A Korean-American man detained in North Korea has confessed to stealing military secrets and plotting subversion with South Koreans, the North’s official news agency and foreign media reported on Friday.
North Korea, which has been criticized for its human rights record, has in the past used detained Americans to extract high-profile visits from the United States, with which it has no formal diplomatic relations.
Kim Dong Chul, who has previously said he was a naturalized American citizen and was arrested in North Korea in October, admitted to committing “unpardonable espionage” under the direction of the U.S. and South Korean governments and deeply apologized for his crimes, the North’s KCNA news agency said.
“The extraordinary crime I committed was defaming and insulting the republic’s highest dignity and its system and spreading false propaganda aimed at breaking down its solidarity,” KCNA quoted Kim as saying.

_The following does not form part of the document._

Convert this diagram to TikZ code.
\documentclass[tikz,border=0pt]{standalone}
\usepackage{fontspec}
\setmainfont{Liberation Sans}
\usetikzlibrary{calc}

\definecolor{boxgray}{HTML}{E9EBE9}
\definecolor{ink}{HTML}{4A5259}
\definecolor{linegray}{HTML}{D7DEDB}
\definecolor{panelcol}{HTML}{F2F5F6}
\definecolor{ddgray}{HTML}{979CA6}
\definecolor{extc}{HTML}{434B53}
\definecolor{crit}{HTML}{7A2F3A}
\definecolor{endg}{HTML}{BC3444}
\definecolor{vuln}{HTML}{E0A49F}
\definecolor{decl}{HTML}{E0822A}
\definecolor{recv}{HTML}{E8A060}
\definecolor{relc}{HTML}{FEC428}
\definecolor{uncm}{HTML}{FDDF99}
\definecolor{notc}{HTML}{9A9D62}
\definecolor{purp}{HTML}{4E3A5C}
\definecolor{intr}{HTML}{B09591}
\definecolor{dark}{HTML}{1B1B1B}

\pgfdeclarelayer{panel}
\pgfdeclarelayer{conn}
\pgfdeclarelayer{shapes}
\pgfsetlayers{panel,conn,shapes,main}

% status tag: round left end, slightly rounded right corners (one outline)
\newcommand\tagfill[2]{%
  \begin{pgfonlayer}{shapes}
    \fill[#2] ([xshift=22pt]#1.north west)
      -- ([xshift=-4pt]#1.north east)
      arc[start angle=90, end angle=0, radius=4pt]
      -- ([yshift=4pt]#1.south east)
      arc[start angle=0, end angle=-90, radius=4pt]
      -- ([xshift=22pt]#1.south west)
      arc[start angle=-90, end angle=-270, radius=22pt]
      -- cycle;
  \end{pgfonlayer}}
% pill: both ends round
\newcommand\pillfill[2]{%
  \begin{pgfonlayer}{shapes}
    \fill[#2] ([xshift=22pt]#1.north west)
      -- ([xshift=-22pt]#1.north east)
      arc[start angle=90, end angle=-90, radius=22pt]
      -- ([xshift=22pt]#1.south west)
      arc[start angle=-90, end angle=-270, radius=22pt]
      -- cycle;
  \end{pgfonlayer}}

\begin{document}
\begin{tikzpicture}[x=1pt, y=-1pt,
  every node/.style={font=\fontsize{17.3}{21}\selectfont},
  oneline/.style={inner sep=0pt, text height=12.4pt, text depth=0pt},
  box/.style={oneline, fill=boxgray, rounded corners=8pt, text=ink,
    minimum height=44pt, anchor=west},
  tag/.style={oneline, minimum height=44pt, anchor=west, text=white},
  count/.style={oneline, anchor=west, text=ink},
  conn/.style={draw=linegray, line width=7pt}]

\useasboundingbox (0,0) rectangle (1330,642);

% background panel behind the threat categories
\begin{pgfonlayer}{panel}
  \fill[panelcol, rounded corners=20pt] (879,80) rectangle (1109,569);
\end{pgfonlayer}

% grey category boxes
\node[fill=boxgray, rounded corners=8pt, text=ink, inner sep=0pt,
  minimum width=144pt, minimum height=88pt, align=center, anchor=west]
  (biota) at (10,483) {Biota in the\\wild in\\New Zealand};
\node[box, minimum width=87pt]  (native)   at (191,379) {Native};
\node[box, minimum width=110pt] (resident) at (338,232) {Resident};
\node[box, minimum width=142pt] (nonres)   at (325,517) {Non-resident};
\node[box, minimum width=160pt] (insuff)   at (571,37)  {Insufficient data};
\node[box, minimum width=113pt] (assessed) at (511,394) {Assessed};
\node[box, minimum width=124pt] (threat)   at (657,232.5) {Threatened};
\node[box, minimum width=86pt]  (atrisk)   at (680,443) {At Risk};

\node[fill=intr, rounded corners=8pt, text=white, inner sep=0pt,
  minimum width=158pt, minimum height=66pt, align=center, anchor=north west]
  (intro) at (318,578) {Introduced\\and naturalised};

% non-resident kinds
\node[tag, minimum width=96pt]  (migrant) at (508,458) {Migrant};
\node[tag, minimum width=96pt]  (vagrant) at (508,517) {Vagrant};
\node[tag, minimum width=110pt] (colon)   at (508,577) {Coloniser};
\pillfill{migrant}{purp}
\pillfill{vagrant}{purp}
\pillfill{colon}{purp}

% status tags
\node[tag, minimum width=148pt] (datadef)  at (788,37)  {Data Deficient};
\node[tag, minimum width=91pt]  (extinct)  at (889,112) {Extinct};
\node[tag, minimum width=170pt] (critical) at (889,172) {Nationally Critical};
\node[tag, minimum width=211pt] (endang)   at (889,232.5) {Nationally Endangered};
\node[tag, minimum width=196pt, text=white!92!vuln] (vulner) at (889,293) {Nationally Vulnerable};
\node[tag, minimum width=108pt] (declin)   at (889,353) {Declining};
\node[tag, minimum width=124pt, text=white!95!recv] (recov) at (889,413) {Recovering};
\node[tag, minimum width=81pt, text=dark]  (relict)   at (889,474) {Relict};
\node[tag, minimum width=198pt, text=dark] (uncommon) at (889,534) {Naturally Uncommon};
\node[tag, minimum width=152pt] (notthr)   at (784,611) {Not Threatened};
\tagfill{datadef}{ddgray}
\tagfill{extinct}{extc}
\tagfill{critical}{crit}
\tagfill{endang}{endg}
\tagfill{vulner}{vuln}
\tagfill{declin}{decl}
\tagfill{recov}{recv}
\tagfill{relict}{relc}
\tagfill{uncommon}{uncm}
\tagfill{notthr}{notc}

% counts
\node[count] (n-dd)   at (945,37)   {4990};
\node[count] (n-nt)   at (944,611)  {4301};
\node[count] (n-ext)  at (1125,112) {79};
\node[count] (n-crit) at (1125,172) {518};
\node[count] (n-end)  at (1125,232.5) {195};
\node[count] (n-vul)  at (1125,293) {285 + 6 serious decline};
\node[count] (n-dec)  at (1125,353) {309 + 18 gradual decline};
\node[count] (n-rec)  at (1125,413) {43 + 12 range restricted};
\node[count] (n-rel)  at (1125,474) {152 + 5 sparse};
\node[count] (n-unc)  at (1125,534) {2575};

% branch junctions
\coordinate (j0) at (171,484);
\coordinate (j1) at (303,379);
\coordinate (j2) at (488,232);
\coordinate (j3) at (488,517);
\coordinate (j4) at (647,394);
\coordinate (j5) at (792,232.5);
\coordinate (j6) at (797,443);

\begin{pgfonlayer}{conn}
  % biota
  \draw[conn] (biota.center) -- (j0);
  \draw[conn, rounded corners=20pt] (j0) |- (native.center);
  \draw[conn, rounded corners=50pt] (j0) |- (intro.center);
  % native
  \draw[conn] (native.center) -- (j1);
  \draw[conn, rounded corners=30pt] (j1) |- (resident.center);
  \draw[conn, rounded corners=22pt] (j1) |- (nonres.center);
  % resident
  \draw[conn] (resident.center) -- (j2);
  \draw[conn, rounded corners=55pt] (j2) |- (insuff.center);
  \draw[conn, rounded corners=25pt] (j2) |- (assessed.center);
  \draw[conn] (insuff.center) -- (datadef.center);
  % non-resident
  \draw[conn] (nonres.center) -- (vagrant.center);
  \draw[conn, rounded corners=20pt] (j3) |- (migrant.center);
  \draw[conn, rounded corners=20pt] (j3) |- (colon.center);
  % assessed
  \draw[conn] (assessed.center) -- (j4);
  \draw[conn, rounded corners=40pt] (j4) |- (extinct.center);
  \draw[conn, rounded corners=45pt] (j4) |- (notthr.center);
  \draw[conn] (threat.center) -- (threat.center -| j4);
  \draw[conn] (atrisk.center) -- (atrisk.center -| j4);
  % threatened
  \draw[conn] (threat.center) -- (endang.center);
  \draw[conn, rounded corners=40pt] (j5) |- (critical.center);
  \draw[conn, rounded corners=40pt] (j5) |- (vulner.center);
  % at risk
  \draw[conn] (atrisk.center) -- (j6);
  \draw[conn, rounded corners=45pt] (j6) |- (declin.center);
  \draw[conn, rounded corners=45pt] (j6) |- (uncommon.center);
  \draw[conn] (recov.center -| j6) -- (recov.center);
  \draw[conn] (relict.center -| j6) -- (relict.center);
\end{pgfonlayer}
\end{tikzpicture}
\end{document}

A source in the North Korean capital of Pyongyang told Reuters that diplomats were notified in the morning of the confession and Kim’s comments were similar to the recent confession of another American being held there, Otto Warmbier.
The U.S. State Department said it was aware of the reported incident but had no further details, citing privacy concerns.
“The welfare of U.S. citizens is one of the Department’s highest priorities,” department spokeswoman Elizabeth Trudeau said in a statement.
Warmbier was sentenced to 15 years of hard labor this month for trying to steal a propaganda banner. The North is also holding a Korean-Canadian Christian pastor, who is serving a life sentence for subversion.
Kim apologized for trying to steal military and state secrets in collusion with South Koreans, and said he was paid for doing it. He described the acts as aimed at overthrowing the North Korean regime, KCNA said.
Photographs issued by the North’s state news agency showed Kim bowing and wiping away tears.